**WHAT YOU WILL DO**
Print word for word the first line of the listing below and every line after it, through the line with "plt.rcParams['font.size'] = 10". Leave out the pictures and the rest.

**SOURCE MATERIAL**
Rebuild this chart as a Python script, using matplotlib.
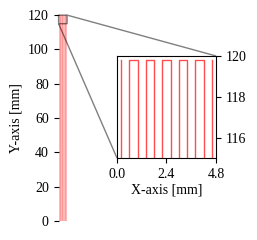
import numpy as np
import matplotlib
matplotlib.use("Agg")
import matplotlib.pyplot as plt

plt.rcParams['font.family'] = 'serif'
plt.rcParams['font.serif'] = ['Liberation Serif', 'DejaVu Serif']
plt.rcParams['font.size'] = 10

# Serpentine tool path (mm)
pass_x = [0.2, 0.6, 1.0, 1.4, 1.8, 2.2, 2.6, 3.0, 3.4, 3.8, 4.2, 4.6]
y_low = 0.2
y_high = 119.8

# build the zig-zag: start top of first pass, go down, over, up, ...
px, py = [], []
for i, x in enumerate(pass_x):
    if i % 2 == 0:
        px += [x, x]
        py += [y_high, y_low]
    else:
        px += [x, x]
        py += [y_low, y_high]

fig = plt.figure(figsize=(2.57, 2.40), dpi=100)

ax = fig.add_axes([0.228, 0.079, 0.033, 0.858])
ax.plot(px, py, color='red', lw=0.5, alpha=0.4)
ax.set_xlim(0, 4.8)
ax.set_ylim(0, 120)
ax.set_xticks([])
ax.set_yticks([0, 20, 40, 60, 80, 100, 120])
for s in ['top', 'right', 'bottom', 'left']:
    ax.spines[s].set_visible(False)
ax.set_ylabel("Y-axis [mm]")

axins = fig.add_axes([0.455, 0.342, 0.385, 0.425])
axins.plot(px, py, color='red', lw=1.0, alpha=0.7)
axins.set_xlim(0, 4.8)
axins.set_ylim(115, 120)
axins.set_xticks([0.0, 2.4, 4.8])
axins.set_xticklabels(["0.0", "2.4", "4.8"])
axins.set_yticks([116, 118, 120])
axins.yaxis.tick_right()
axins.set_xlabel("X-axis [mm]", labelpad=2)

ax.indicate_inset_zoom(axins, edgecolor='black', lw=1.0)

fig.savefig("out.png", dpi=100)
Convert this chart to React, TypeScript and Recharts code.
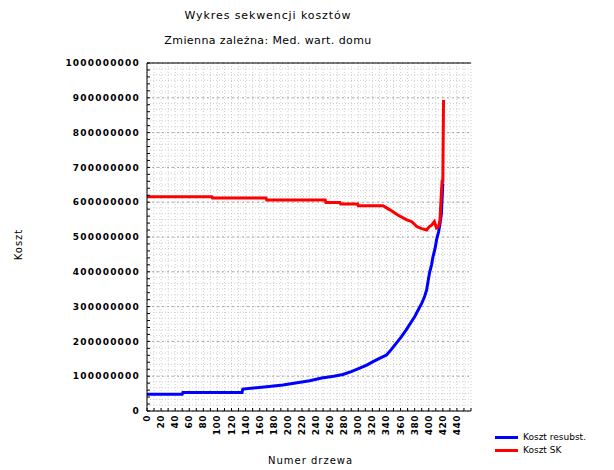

**COMPLETE RESPONSE**
Rebuild this chart as a Python script, using matplotlib.
import numpy as np
import matplotlib
matplotlib.use("Agg")
import matplotlib.pyplot as plt

plt.rcParams['font.family'] = 'serif'
plt.rcParams['font.serif'] = ['Liberation Serif', 'DejaVu Serif']
plt.rcParams['font.size'] = 10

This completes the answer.